This project is part of Udacity Professional Data Analysis nanodegree as part of the Egyptian FWD initiative.
The dataset used in wrangling, analysis, and visualization is the tweet archive of Twitter user @dog_rates, also known as WeRateDogs. WeRateDogs is a Twitter account that rates people's dogs with a humorous comment about the dog.
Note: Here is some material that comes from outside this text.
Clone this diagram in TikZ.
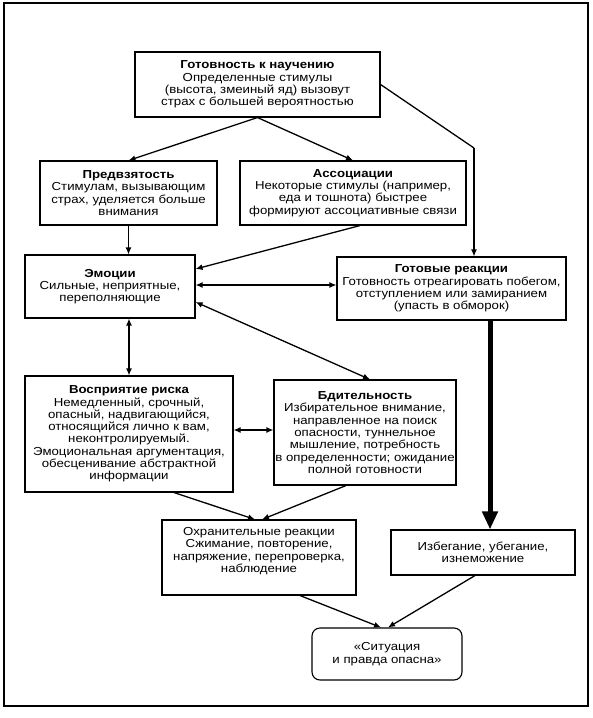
\documentclass[tikz,border=0pt]{standalone}
\usepackage{fontspec}
\setmainfont[FakeStretch=1.14]{Liberation Sans}
\usetikzlibrary{arrows.meta,calc}
\begin{document}
\begin{tikzpicture}[x=1pt,y=-1pt,
  box/.style={draw,line width=1.1pt,align=center,inner sep=0pt,font=\fontsize{11.6pt}{12.3pt}\selectfont},
  conn/.style={line width=1.3pt,-{Latex[length=7pt,width=6pt]}},
  bconn/.style={line width=1.3pt,{Latex[length=7pt,width=6pt]}-{Latex[length=7pt,width=6pt]}},
  thick arrow/.style={line width=5pt,-{Triangle[length=18pt,width=15pt]}}]
\useasboundingbox (0,0) rectangle (593,718);
\draw[line width=1.1pt] (4,3) rectangle (588,706);

\node[box,minimum width=245pt,minimum height=65pt] (top) at (257.5,84.5)
  {\textbf{Готовность к научению}\\Определенные стимулы\\(высота, змеиный яд) вызовут\\страх с большей вероятностью};
\node[box,minimum width=177pt,minimum height=64pt] (pred) at (128.5,193)
  {\textbf{Предвзятость}\\Стимулам, вызывающим\\страх, уделяется больше\\внимания};
\node[box,minimum width=226pt,minimum height=64pt] (ass) at (353,193)
  {\textbf{Ассоциации}\\Некоторые стимулы (например,\\еда и тошнота) быстрее\\формируют ассоциативные связи};
\node[box,minimum width=170pt,minimum height=63pt] (emo) at (110,286.5)
  {\textbf{Эмоции}\\Сильные, неприятные,\\переполняющие};
\node[box,minimum width=229pt,minimum height=63pt] (gr) at (451.5,288.5)
  {\textbf{Готовые реакции}\\Готовность отреагировать побегом,\\отступлением или замиранием\\(упасть в обморок)};
\node[box,minimum width=208pt,minimum height=116pt] (vr) at (129,434)
  {\textbf{Восприятие риска}\\Немедленный, срочный,\\опасный, надвигающийся,\\относящийся лично к вам,\\неконтролируемый.\\Эмоциональная аргументация,\\обесценивание абстрактной\\информации};
\node[box,minimum width=182pt,minimum height=105pt] (bd) at (365,432.5)
  {\textbf{Бдительность}\\Избирательное внимание,\\направленное на поиск\\опасности, туннельное\\мышление, потребность\\в определенности; ожидание\\полной готовности};
\node[box,minimum width=194pt,minimum height=75pt] (ox) at (259,557.5)
  {Охранительные реакции\\Сжимание, повторение,\\напряжение, перепроверка,\\наблюдение\\[3pt]};
\node[box,minimum width=184pt,minimum height=45pt] (iz) at (483,552.5)
  {Избегание, убегание,\\изнеможение};
\node[box,rounded corners=8pt,minimum width=150pt,minimum height=52pt] (sit) at (387,654)
  {«Ситуация\\и правда опасна»};

\coordinate (corner) at (474,148);
\draw[conn] (top.south) -- (pred.north);
\draw[conn] (top.south) -- (ass.north);
\draw[line width=1.3pt] (top.east) -- (corner);
\draw[conn] (corner) -- (corner |- gr.north);
\draw[conn] (pred.south) -- (pred.south |- emo.north);
\draw[conn] ([xshift=7pt]ass.south) -- ([yshift=17.5pt]emo.east);
\draw[bconn] ([yshift=1.5pt]emo.east) -- ([yshift=1.5pt]emo.east -| gr.west);
\draw[bconn] ([yshift=-15.5pt]emo.east) -- ([xshift=5pt]bd.north);
\draw[bconn] (vr.north |- emo.south) -- (vr.north);
\draw[bconn] ([yshift=4pt]vr.east) -- ([yshift=4pt]vr.east -| bd.west);
\draw[conn] ([xshift=45pt]vr.south) -- ([xshift=-4pt]ox.north);
\draw[conn] ([xshift=-19pt]bd.south) -- ([xshift=3pt]ox.north);
\draw[thick arrow] ([xshift=38.5pt]gr.south) -- ([xshift=38.5pt]gr.south |- iz.north);
\draw[conn] ([xshift=41pt]ox.south) -- ([xshift=-6pt]sit.north);
\draw[conn] ([xshift=-8pt]iz.south) -- ([xshift=1pt]sit.north);
\end{tikzpicture}
\end{document}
These ratings almost always have a denominator of 10 and numerators almost always greater than 10.
-
wrangle_act: jupyter notebook containing all wrangling, analysis, and visualization performed on the dataset.
-
wrangle_report: report containing the description and explanation of the data wrangling, analysis, and cleaning processes performed on the dataset.
-
act_report: report containing description, explanation, and interpretation of the visualizitons performed on the clean dataset.
-
twitter-archive-enhanced: the original WeRateDogs dataset provided by Udacity.
-
twitter_archive_clean: the clean version of the twitter-archive-enhanced dataset.
-
image-predictions: a table full of image predictions (the top three only) alongside each tweet ID, image URL, and the image number that corresponded to the most confident prediction (numbered 1 to 4 since tweets can have up to four images).
-
image_predictions_clean: the clean version of the image-predictions dataset.
-
tweet-json: file containing JSON data for tweets. Used to extract features of interest about the tweet then store them in a pandas dataframe.
-
twitter_archive_master: master dataset containing the combined version of the twitter_archive_clean dataset, image_predictions_clean dataset, and the dataframe built from tweet-json data.